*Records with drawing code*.
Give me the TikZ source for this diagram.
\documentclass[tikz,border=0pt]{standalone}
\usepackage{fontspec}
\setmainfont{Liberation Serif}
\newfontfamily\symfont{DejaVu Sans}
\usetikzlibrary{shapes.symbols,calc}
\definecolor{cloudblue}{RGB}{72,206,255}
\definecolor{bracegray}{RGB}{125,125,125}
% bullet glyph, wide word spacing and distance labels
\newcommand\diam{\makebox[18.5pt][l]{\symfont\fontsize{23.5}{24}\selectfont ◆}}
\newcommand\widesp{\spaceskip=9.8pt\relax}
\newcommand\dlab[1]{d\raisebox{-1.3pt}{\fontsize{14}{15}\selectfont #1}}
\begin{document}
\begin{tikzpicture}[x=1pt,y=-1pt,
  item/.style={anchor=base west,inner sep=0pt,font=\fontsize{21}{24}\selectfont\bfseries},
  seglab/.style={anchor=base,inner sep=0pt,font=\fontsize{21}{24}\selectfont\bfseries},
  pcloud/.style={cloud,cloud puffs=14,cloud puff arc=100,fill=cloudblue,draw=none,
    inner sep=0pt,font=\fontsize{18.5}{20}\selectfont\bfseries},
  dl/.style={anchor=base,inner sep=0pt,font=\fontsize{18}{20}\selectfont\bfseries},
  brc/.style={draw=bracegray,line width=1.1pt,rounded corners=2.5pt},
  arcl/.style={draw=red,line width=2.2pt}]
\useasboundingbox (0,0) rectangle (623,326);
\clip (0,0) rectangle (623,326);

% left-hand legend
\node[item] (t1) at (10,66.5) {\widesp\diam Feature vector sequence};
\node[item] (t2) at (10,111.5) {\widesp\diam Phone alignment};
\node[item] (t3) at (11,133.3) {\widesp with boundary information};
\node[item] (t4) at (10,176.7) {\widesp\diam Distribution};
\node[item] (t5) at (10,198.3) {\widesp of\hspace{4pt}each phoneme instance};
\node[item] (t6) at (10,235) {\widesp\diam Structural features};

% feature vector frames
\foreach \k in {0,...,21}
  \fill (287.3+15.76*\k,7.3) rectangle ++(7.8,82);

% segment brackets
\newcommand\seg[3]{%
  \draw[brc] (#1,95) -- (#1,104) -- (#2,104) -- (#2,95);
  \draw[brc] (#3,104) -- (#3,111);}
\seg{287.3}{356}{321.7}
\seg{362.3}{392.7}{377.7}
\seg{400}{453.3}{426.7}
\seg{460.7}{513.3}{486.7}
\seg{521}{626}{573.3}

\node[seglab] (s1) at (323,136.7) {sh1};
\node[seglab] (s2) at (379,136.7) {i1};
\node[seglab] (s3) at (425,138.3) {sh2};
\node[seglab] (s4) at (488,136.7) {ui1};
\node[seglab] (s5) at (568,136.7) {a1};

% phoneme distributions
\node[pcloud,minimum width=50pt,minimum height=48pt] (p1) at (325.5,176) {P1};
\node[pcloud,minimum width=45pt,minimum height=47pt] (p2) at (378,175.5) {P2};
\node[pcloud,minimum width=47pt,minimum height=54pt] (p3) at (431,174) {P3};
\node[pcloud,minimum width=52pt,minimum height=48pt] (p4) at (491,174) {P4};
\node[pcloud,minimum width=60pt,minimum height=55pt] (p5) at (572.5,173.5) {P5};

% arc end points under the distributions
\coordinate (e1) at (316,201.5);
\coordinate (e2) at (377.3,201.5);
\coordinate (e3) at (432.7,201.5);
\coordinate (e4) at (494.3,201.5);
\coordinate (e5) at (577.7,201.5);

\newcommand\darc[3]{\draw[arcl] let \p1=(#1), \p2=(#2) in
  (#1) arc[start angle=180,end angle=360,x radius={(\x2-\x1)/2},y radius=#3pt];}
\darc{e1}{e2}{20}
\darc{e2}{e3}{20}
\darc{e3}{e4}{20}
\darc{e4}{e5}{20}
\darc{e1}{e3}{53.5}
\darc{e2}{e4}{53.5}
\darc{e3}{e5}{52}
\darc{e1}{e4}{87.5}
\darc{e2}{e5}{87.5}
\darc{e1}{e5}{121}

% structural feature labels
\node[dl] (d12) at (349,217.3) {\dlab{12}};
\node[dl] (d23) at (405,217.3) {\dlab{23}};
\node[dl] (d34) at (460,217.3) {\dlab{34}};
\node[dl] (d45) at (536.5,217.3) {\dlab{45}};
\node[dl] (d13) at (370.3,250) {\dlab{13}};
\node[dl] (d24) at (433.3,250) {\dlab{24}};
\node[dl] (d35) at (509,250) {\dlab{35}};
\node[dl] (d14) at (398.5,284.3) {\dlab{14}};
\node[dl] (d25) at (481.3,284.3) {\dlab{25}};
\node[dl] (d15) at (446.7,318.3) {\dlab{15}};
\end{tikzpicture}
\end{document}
...
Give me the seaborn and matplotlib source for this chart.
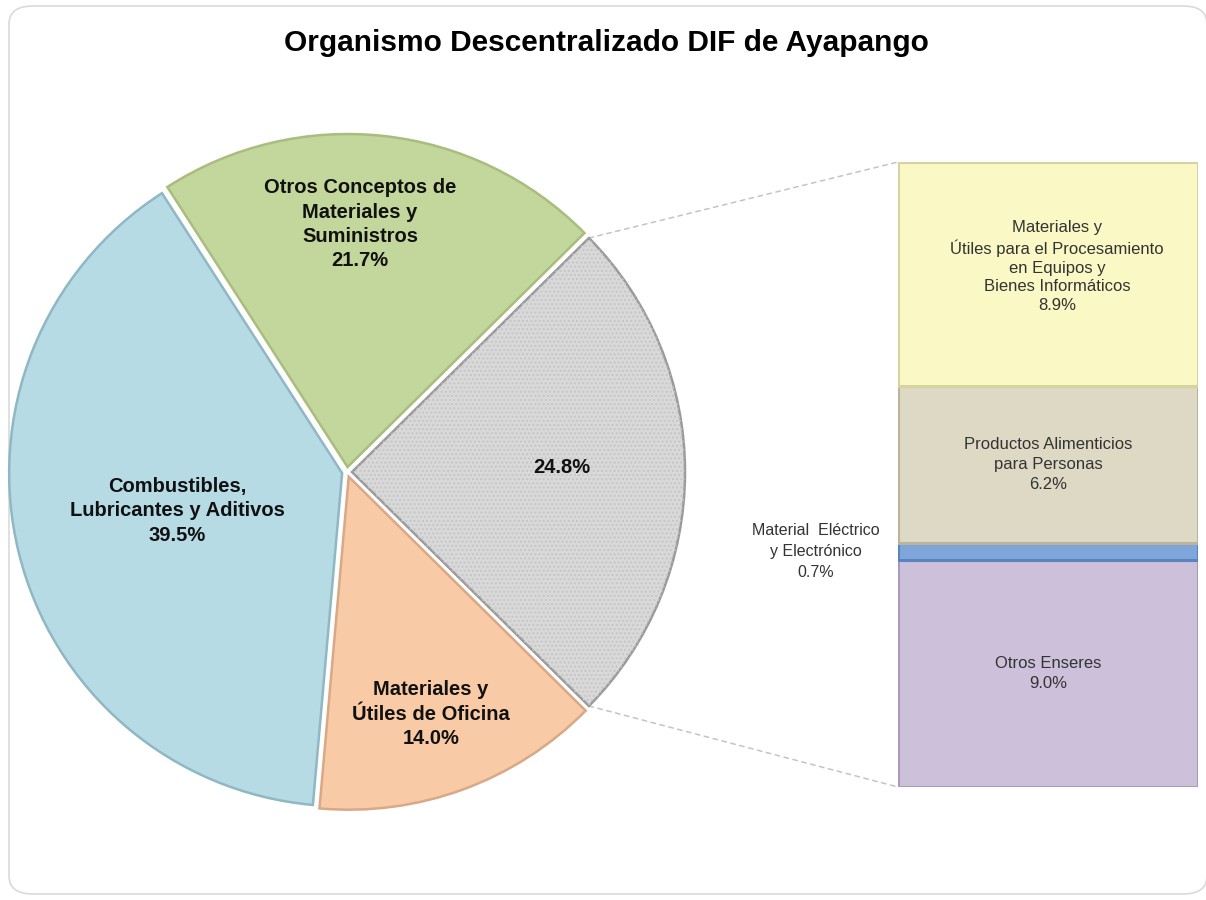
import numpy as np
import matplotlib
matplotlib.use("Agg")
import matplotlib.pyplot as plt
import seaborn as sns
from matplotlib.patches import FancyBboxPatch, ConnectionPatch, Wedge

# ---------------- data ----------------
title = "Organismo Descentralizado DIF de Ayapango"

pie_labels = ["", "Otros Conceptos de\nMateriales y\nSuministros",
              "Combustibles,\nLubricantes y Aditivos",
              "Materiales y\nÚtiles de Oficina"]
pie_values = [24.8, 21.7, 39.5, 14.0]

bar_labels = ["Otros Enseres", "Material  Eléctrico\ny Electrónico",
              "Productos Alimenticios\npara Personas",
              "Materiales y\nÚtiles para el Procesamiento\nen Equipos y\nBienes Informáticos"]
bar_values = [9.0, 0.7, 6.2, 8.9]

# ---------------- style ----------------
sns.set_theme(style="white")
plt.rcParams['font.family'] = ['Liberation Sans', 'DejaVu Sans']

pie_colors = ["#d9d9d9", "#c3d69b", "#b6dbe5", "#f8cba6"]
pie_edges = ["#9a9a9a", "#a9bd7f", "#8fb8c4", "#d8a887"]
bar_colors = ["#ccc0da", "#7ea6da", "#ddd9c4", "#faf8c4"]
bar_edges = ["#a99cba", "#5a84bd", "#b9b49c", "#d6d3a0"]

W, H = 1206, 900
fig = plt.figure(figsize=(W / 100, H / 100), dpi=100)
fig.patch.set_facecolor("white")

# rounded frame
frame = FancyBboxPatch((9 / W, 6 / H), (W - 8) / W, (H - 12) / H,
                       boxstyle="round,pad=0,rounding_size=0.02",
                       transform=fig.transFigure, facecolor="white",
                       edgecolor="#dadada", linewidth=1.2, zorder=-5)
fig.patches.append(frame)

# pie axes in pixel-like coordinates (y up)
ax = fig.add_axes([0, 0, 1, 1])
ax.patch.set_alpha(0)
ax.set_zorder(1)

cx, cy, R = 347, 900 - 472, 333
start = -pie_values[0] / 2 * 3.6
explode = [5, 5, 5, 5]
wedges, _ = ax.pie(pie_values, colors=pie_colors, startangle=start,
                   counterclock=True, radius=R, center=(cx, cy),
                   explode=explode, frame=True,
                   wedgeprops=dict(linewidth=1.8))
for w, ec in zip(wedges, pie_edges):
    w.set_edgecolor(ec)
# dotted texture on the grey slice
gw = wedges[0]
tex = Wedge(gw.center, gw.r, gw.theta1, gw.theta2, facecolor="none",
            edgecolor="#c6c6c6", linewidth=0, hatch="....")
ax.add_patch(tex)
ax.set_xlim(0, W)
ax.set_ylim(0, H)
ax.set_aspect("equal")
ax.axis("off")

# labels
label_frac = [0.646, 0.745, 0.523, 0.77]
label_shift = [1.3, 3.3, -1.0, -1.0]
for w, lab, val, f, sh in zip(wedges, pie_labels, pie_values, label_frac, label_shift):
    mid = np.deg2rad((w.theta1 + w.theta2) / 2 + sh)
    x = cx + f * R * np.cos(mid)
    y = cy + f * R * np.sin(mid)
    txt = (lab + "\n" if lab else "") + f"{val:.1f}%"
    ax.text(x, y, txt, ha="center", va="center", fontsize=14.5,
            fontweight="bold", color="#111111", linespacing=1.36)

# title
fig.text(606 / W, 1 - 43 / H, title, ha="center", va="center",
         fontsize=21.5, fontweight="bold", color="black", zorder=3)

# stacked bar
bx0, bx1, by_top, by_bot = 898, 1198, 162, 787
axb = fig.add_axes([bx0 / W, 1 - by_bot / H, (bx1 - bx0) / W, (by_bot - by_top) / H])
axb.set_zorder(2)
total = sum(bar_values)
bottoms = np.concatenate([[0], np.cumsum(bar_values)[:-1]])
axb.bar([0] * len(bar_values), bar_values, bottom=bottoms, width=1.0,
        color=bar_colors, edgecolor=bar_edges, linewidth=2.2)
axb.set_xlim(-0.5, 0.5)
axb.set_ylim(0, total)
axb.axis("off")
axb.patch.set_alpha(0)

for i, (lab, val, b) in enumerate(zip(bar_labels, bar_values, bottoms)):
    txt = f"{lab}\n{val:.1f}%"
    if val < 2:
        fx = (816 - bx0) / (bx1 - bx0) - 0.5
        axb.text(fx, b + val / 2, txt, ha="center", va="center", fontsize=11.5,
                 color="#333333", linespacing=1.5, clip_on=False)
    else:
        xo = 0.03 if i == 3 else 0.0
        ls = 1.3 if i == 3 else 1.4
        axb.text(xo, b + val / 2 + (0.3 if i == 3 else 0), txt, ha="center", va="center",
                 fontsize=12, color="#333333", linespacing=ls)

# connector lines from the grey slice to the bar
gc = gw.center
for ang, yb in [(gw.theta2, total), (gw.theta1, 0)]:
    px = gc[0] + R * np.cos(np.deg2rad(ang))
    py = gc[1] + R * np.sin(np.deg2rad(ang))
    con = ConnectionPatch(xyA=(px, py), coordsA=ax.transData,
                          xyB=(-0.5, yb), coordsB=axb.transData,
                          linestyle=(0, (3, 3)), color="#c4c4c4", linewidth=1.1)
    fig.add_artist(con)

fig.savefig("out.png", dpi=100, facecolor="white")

*Exercise task*. Using the entries above, transcribe every line from the line containing "Give me the seaborn" through the line containing "pie_values = [24.8, 21.7, 39.5, 14.0]". Do not copy pictures.

*Task output*.
Give me the seaborn and matplotlib source for this chart.
import numpy as np
import matplotlib
matplotlib.use("Agg")
import matplotlib.pyplot as plt
import seaborn as sns
from matplotlib.patches import FancyBboxPatch, ConnectionPatch, Wedge

# ---------------- data ----------------
title = "Organismo Descentralizado DIF de Ayapango"

pie_labels = ["", "Otros Conceptos de\nMateriales y\nSuministros",
              "Combustibles,\nLubricantes y Aditivos",
              "Materiales y\nÚtiles de Oficina"]
pie_values = [24.8, 21.7, 39.5, 14.0]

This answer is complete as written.